What are Scout's internal thoughts and feelings and what is her external appearance in To Kill a Mockingbird?
Very little information is offered up about Scout's physical appearance through To Kill a Mockingbird, possibly because she is the narrator of the novel, and as a narrator, she is unlikely to spend excessive time describing herself. We do know that Scout is six years old at the beginning of the book and that she is slightly bigger than the average child of her age. She likely has an athletic and strong appearance, as we frequently see her engage in physical fights with boys older than her. We also know that she prefers to dress like a tomboy and despises her Aunt Alexandra's attempts to fashion her into a young lady by making her wear dresses.
It's impossible to provide a description of Scout's internal thoughts or feelings, as they are constantly changing as she changes and learns more about the world. In an overall sense, we could say that Scout is an introspective, observant, thoughtful, intelligent, and self-aware girl; her narrative voice certainly sounds older than that of a child.

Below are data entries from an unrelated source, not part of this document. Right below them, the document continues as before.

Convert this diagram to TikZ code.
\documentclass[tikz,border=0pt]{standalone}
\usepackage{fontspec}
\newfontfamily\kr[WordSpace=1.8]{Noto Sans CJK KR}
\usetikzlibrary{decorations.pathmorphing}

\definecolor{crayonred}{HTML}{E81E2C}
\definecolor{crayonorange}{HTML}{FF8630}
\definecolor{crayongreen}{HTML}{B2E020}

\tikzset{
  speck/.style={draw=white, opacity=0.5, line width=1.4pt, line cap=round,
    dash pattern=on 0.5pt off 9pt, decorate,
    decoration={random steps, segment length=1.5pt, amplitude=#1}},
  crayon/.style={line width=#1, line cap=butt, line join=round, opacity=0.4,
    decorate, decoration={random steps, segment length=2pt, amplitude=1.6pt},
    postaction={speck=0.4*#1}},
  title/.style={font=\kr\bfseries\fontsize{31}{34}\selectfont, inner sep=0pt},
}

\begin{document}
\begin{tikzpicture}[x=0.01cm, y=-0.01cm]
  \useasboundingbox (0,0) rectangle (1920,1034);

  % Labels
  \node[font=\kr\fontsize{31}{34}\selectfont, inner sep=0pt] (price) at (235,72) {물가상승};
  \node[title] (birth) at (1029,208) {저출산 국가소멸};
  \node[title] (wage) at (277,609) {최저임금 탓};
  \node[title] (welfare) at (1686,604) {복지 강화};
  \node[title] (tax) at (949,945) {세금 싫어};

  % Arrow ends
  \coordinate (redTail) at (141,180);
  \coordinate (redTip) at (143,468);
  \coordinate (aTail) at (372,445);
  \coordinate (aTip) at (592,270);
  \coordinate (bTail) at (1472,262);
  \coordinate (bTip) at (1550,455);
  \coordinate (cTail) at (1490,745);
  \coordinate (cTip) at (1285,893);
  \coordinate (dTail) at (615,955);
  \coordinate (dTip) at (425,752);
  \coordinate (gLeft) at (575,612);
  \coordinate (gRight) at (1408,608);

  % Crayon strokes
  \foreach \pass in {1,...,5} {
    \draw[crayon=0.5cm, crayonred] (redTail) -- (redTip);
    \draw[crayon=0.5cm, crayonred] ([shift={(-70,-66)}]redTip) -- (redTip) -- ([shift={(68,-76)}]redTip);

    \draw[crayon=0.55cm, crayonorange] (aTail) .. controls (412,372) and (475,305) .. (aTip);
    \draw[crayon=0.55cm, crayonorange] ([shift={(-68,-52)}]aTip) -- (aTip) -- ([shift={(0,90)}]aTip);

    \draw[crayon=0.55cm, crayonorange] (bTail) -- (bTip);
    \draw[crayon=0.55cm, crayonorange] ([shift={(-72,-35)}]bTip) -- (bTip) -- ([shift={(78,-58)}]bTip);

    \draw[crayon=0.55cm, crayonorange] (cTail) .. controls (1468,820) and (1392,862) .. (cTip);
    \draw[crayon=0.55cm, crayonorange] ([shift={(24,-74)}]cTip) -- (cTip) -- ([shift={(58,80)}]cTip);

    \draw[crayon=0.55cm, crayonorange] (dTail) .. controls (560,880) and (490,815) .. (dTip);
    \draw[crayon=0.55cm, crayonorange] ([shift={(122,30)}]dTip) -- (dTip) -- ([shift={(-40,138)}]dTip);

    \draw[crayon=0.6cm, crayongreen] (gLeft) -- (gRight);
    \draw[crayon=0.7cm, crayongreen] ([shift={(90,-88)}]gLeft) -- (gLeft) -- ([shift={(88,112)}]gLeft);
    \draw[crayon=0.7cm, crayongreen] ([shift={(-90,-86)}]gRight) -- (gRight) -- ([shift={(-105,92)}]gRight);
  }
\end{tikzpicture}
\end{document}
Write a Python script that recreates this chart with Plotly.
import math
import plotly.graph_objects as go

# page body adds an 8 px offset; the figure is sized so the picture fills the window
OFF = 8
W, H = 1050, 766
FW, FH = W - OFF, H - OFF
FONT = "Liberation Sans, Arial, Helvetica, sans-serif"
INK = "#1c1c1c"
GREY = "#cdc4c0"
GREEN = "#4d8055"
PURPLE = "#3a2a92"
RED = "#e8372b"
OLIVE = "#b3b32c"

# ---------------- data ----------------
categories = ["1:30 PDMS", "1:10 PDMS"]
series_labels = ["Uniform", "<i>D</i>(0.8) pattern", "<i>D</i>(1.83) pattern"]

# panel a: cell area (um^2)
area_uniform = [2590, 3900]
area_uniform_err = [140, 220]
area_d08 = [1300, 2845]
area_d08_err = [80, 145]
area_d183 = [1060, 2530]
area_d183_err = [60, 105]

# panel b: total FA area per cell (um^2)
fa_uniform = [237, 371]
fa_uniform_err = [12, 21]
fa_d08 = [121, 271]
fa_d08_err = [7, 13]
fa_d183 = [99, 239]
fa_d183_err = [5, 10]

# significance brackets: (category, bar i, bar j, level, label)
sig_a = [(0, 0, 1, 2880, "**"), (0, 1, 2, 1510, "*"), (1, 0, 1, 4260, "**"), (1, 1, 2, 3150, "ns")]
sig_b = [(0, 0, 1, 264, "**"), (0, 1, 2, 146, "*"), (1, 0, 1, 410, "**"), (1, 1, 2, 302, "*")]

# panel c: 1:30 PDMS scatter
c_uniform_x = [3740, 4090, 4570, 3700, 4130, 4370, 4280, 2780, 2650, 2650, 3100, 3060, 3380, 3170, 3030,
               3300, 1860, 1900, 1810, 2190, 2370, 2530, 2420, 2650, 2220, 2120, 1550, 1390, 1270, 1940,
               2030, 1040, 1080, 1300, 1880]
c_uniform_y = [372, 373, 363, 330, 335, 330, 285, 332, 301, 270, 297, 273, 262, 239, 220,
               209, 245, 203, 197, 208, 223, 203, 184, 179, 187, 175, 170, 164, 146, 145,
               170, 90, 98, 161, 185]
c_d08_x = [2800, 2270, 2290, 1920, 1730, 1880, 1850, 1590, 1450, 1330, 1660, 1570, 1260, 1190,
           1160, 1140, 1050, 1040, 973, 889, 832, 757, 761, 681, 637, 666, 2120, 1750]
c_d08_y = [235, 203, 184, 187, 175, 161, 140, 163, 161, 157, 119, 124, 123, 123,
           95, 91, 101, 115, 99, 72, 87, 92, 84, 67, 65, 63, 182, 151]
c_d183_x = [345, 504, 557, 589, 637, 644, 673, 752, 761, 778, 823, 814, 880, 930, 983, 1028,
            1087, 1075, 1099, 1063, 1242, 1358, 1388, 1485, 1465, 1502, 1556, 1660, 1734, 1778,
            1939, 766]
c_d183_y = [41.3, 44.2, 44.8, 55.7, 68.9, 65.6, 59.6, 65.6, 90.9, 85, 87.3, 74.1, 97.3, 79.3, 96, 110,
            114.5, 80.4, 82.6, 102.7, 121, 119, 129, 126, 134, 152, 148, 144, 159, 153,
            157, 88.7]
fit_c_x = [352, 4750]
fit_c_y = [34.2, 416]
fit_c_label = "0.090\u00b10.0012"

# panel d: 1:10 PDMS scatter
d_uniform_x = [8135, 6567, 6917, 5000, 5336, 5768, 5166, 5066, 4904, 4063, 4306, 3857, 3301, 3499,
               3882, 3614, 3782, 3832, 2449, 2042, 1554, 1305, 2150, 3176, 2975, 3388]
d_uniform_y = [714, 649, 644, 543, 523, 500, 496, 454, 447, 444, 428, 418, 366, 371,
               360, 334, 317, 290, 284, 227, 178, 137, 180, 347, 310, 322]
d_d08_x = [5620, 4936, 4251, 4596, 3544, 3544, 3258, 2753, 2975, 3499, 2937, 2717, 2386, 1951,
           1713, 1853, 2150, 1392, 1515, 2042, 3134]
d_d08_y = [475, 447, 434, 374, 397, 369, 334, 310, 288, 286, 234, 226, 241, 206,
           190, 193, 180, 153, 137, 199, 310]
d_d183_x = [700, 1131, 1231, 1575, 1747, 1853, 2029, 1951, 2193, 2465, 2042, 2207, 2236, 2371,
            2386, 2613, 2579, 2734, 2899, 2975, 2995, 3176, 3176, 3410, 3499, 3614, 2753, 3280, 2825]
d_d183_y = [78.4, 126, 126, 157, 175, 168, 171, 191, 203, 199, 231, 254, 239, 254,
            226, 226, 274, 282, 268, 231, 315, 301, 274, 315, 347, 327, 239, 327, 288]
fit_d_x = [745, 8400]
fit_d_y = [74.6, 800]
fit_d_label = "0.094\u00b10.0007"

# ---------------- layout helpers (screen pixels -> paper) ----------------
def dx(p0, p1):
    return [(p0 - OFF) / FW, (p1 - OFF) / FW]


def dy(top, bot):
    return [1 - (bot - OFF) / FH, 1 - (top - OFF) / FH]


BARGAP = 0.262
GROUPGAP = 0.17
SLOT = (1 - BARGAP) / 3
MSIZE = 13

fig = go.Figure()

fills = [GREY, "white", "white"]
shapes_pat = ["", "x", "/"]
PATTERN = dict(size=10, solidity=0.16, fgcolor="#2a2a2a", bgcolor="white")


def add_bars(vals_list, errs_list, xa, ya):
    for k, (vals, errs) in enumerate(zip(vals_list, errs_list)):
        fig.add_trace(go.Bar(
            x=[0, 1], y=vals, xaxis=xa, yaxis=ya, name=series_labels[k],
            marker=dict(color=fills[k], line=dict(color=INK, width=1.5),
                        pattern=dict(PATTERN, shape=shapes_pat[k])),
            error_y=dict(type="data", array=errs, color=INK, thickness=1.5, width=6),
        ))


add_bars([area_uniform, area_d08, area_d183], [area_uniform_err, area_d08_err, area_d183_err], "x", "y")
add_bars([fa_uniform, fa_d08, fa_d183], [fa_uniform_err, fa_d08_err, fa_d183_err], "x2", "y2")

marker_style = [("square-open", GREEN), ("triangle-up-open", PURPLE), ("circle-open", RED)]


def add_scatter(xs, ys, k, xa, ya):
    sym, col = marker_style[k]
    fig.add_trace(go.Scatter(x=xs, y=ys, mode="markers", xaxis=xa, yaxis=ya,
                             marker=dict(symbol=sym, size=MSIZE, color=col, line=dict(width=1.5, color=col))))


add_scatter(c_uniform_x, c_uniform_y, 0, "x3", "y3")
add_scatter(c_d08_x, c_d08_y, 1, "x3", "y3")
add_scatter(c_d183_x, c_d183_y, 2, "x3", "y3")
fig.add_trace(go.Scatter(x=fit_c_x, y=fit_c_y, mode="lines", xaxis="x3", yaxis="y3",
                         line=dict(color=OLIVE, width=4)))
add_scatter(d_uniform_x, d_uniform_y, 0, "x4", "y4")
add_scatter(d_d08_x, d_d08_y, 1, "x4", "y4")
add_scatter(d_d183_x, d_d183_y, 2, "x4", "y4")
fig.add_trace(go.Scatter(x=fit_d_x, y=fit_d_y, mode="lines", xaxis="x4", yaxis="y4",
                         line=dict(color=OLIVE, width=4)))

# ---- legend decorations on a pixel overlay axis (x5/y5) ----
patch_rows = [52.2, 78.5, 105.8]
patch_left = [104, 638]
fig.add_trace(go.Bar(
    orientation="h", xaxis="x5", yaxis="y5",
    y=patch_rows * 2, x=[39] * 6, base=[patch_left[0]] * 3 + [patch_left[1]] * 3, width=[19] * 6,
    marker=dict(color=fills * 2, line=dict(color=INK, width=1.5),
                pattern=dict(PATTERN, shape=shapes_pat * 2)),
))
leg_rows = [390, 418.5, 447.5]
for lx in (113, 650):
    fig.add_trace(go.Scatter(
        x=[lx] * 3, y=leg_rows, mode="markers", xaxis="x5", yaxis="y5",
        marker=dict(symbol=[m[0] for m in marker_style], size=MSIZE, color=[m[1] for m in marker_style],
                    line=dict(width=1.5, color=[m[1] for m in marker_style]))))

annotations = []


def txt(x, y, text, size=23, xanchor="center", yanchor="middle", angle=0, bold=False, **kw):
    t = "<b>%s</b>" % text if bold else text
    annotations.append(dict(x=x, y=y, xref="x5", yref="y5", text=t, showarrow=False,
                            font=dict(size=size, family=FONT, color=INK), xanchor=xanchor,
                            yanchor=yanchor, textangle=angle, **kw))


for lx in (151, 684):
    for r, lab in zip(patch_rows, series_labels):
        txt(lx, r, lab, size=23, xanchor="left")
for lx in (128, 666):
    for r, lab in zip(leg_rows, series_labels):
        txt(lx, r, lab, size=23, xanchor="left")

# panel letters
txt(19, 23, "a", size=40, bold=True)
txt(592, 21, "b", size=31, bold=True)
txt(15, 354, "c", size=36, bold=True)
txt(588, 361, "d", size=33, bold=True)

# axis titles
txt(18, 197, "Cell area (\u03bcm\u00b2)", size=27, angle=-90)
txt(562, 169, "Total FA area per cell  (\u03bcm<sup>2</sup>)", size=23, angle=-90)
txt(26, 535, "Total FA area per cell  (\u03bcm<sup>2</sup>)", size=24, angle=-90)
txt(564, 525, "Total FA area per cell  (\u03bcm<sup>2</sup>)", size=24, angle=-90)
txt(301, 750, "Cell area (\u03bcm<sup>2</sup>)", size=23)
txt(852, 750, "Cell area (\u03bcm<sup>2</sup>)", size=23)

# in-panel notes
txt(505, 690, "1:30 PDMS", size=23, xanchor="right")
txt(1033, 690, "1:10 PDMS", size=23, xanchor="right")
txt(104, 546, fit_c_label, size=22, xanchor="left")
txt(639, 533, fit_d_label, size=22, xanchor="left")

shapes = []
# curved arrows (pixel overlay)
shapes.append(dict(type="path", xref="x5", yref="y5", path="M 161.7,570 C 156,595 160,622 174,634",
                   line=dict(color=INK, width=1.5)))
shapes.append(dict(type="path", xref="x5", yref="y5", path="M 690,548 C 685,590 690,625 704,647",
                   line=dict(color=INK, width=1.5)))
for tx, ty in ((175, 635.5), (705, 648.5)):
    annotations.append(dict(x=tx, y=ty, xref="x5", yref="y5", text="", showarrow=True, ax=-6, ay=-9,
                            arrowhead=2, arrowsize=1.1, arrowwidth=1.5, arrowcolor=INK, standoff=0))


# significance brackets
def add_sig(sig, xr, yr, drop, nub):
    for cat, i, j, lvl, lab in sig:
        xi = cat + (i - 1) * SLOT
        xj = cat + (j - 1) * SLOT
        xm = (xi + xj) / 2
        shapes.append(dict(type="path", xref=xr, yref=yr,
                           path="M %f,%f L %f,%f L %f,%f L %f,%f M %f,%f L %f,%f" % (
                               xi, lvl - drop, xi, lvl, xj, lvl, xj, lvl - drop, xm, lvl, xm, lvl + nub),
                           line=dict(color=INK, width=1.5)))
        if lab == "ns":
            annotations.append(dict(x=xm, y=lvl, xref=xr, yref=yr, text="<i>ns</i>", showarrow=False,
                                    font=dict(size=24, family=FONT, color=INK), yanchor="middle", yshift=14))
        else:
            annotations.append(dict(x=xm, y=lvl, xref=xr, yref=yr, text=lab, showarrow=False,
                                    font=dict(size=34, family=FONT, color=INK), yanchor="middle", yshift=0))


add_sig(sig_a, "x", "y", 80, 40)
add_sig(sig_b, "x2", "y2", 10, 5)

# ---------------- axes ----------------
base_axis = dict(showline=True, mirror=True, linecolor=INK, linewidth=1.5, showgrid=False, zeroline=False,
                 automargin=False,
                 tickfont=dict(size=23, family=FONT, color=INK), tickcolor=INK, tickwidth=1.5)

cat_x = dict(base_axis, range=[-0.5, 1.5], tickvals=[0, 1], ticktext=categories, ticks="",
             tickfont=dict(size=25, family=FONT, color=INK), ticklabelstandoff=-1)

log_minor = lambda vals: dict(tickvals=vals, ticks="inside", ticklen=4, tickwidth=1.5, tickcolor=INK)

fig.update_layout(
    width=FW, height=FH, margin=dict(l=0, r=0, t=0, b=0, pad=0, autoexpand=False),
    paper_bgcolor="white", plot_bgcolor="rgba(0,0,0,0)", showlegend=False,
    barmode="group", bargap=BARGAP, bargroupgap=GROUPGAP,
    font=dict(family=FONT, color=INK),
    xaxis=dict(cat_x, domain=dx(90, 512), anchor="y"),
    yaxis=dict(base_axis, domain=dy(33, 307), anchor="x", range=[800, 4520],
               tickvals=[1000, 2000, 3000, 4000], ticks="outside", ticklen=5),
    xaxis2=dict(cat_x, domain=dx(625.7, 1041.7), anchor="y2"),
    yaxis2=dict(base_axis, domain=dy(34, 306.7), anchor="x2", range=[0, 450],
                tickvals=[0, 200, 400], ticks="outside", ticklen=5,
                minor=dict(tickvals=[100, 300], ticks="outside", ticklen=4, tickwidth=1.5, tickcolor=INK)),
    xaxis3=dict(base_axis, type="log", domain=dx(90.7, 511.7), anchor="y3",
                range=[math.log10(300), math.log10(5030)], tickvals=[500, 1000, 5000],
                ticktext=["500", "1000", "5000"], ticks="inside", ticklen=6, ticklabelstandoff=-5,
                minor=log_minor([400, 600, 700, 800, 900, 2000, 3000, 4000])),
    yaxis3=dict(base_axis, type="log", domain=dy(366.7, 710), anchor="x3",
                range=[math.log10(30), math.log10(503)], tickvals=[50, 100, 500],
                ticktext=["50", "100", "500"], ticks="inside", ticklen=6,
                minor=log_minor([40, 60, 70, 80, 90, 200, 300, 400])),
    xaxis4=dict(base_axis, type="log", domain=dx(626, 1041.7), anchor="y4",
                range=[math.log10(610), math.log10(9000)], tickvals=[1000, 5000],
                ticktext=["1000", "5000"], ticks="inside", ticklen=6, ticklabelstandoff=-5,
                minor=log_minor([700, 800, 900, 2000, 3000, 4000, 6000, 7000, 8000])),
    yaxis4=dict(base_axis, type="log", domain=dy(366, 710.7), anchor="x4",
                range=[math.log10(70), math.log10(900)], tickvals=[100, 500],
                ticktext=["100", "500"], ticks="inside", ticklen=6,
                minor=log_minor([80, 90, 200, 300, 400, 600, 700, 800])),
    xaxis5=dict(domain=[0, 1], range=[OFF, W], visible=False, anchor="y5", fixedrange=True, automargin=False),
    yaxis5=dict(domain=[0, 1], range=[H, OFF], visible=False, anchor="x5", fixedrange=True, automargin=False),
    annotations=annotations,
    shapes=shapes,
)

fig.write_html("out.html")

Scout is quite a complex character because of the depth she has. When the novel begins, Scout is a six-year old tomboy in a sleepy Southern town. She is beginning school and learning how to get along with the residents of Maycomb and establish her position in the community. She is a curious, determined and passionate young girl.
Internally we have an adult character who is actually reflecting on the experiences of herself as a six year old during a time of great social and political significance. Just as Scout physically grows during the course of the novel, we see her view of others mature through the gentle teachings of her father and the brutal lessons of the two deaths she encounters -
'Atticus, he was real nice...'
His hands were under my chin, pulling up the cover, tucking it around me.